* [WHAT THE TASK REQUIRES]:
Without including any images, repeat the data exactly.

* [PROVIDED MATERIAL]:

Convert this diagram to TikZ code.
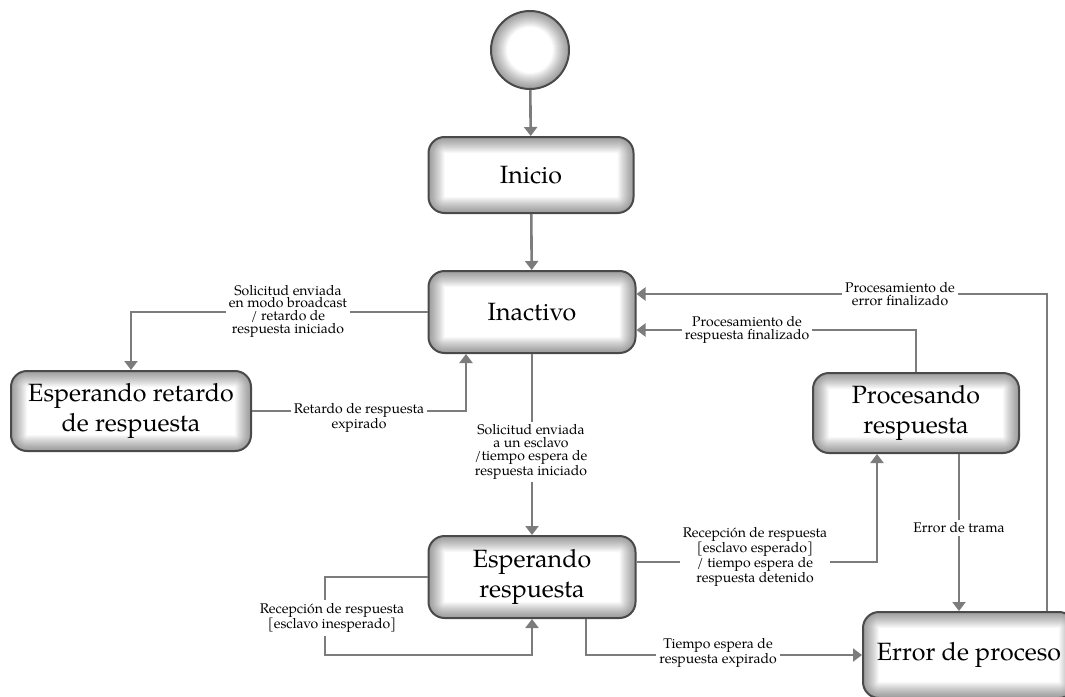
\documentclass[tikz,border=0pt]{standalone}
\usepackage{fontspec}
\setmainfont{TeX Gyre Pagella}
\usetikzlibrary{arrows.meta}
\definecolor{linegray}{HTML}{7C7C7C}
\definecolor{edgegray}{HTML}{4A4A4A}
\tikzset{
  glow/.style={path picture={
    \foreach \w in {2,4,...,32}{
      \draw[line width=\w pt, black, opacity=0.026, rounded corners=#1]
        (path picture bounding box.south west) rectangle (path picture bounding box.north east);
    }}},
  state/.style={rectangle, rounded corners=16pt, draw=edgegray, line width=2pt,
    fill=white, glow=16pt, align=center, inner sep=0pt,
    font=\fontsize{25}{30}\selectfont},
  initial/.style={circle, draw=edgegray, line width=2pt, fill=white,
    minimum size=78pt, inner sep=0pt, path picture={
      \foreach \w in {2,4,...,32}{
        \draw[line width=\w pt, black, opacity=0.026]
          (path picture bounding box.center) circle (39pt);
      }}},
  flow/.style={draw=linegray, line width=2.6pt, -{Triangle[length=9pt,width=13pt]}},
  lbl/.style={font=\fontsize{14}{12.6}\selectfont, align=center, fill=white,
    inner sep=3pt},
}
\begin{document}
\begin{tikzpicture}[x=1pt,y=-1pt]
  \fill[white] (0,0) rectangle (1065,696);
  \useasboundingbox (0,0) rectangle (1065,696);

  % states
  \node[initial] (start) at (530,50) {};
  \node[state, minimum width=205pt, minimum height=76pt] (inicio) at (531,175) {Inicio};
  \node[state, minimum width=207pt, minimum height=82pt] (inactivo) at (532,312) {Inactivo};
  \node[state, minimum width=240pt, minimum height=80pt] (espret) at (131,411)
    {Esperando retardo\\de respuesta};
  \node[state, minimum width=206pt, minimum height=80pt] (procesando) at (916,413)
    {Procesando\\respuesta};
  \node[state, minimum width=207pt, minimum height=82pt] (espresp) at (532,577)
    {Esperando\\respuesta};
  \node[state, minimum width=212pt, minimum height=86pt] (error) at (969,655)
    {Error de proceso};

  \coordinate (loopL) at (325,655);

  % transitions
  \draw[flow] (start) -- (inicio);
  \draw[flow] (inicio) -- (inactivo);
  \draw[flow] (inactivo.west) -| (espret.north);
  \draw[flow] (espret.east) -| ([xshift=-66pt]inactivo.south);
  \draw[flow] (inactivo) -- (espresp);
  \draw[flow] ([yshift=15pt]espresp.east) -| ([xshift=-39pt]procesando.south);
  \draw[flow] (espresp.west) -| (loopL) -| (espresp.south);
  \draw[flow] ([xshift=54pt]espresp.south) |- (error.west);
  \draw[flow] ([xshift=43pt]procesando.south) -- ([xshift=43pt]procesando.south |- error.north);
  \draw[flow] (procesando.north) |- ([yshift=-18pt]inactivo.east);
  \draw[flow] ([xshift=78pt]error.north) |- ([yshift=18pt]inactivo.east);

  % transition labels
  \node[lbl] (l1) at (288,311) {Solicitud enviada\\en modo broadcast\\/ retardo de\\respuesta iniciado};
  \node[lbl] (l2) at (359,418) {Retardo de respuesta\\expirado};
  \node[lbl] (l3) at (531,452) {Solicitud enviada\\a un esclavo\\/tiempo espera de\\respuesta iniciado};
  \node[lbl] (l4) at (755,557) {Recepción de respuesta\\{[}esclavo esperado{]}\\/ tiempo espera de\\respuesta detenido};
  \node[lbl] (l5) at (332,618) {Recepción de respuesta\\{[}esclavo inesperado{]}};
  \node[lbl] (l6) at (718,653) {Tiempo espera de\\respuesta expirado};
  \node[lbl] (l7) at (959,528) {Error de trama};
  \node[lbl] (l8) at (747,330) {Procesamiento de\\respuesta finalizado};
  \node[lbl] (l9) at (900,294) {Procesamiento de\\error finalizado};
\end{tikzpicture}
\end{document}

* [OUTPUT BELOW]:
Convert this diagram to TikZ code.
\documentclass[tikz,border=0pt]{standalone}
\usepackage{fontspec}
\setmainfont{TeX Gyre Pagella}
\usetikzlibrary{arrows.meta}
\definecolor{linegray}{HTML}{7C7C7C}
\definecolor{edgegray}{HTML}{4A4A4A}
\tikzset{
  glow/.style={path picture={
    \foreach \w in {2,4,...,32}{
      \draw[line width=\w pt, black, opacity=0.026, rounded corners=#1]
        (path picture bounding box.south west) rectangle (path picture bounding box.north east);
    }}},
  state/.style={rectangle, rounded corners=16pt, draw=edgegray, line width=2pt,
    fill=white, glow=16pt, align=center, inner sep=0pt,
    font=\fontsize{25}{30}\selectfont},
  initial/.style={circle, draw=edgegray, line width=2pt, fill=white,
    minimum size=78pt, inner sep=0pt, path picture={
      \foreach \w in {2,4,...,32}{
        \draw[line width=\w pt, black, opacity=0.026]
          (path picture bounding box.center) circle (39pt);
      }}},
  flow/.style={draw=linegray, line width=2.6pt, -{Triangle[length=9pt,width=13pt]}},
  lbl/.style={font=\fontsize{14}{12.6}\selectfont, align=center, fill=white,
    inner sep=3pt},
}
\begin{document}
\begin{tikzpicture}[x=1pt,y=-1pt]
  \fill[white] (0,0) rectangle (1065,696);
  \useasboundingbox (0,0) rectangle (1065,696);

  % states
  \node[initial] (start) at (530,50) {};
  \node[state, minimum width=205pt, minimum height=76pt] (inicio) at (531,175) {Inicio};
  \node[state, minimum width=207pt, minimum height=82pt] (inactivo) at (532,312) {Inactivo};
  \node[state, minimum width=240pt, minimum height=80pt] (espret) at (131,411)
    {Esperando retardo\\de respuesta};
  \node[state, minimum width=206pt, minimum height=80pt] (procesando) at (916,413)
    {Procesando\\respuesta};
  \node[state, minimum width=207pt, minimum height=82pt] (espresp) at (532,577)
    {Esperando\\respuesta};
  \node[state, minimum width=212pt, minimum height=86pt] (error) at (969,655)
    {Error de proceso};

  \coordinate (loopL) at (325,655);

  % transitions
  \draw[flow] (start) -- (inicio);
  \draw[flow] (inicio) -- (inactivo);
  \draw[flow] (inactivo.west) -| (espret.north);
  \draw[flow] (espret.east) -| ([xshift=-66pt]inactivo.south);
  \draw[flow] (inactivo) -- (espresp);
  \draw[flow] ([yshift=15pt]espresp.east) -| ([xshift=-39pt]procesando.south);
  \draw[flow] (espresp.west) -| (loopL) -| (espresp.south);
  \draw[flow] ([xshift=54pt]espresp.south) |- (error.west);
  \draw[flow] ([xshift=43pt]procesando.south) -- ([xshift=43pt]procesando.south |- error.north);
  \draw[flow] (procesando.north) |- ([yshift=-18pt]inactivo.east);
  \draw[flow] ([xshift=78pt]error.north) |- ([yshift=18pt]inactivo.east);

  % transition labels
  \node[lbl] (l1) at (288,311) {Solicitud enviada\\en modo broadcast\\/ retardo de\\respuesta iniciado};
  \node[lbl] (l2) at (359,418) {Retardo de respuesta\\expirado};
  \node[lbl] (l3) at (531,452) {Solicitud enviada\\a un esclavo\\/tiempo espera de\\respuesta iniciado};
  \node[lbl] (l4) at (755,557) {Recepción de respuesta\\{[}esclavo esperado{]}\\/ tiempo espera de\\respuesta detenido};
  \node[lbl] (l5) at (332,618) {Recepción de respuesta\\{[}esclavo inesperado{]}};
  \node[lbl] (l6) at (718,653) {Tiempo espera de\\respuesta expirado};
  \node[lbl] (l7) at (959,528) {Error de trama};
  \node[lbl] (l8) at (747,330) {Procesamiento de\\respuesta finalizado};
  \node[lbl] (l9) at (900,294) {Procesamiento de\\error finalizado};
\end{tikzpicture}
\end{document}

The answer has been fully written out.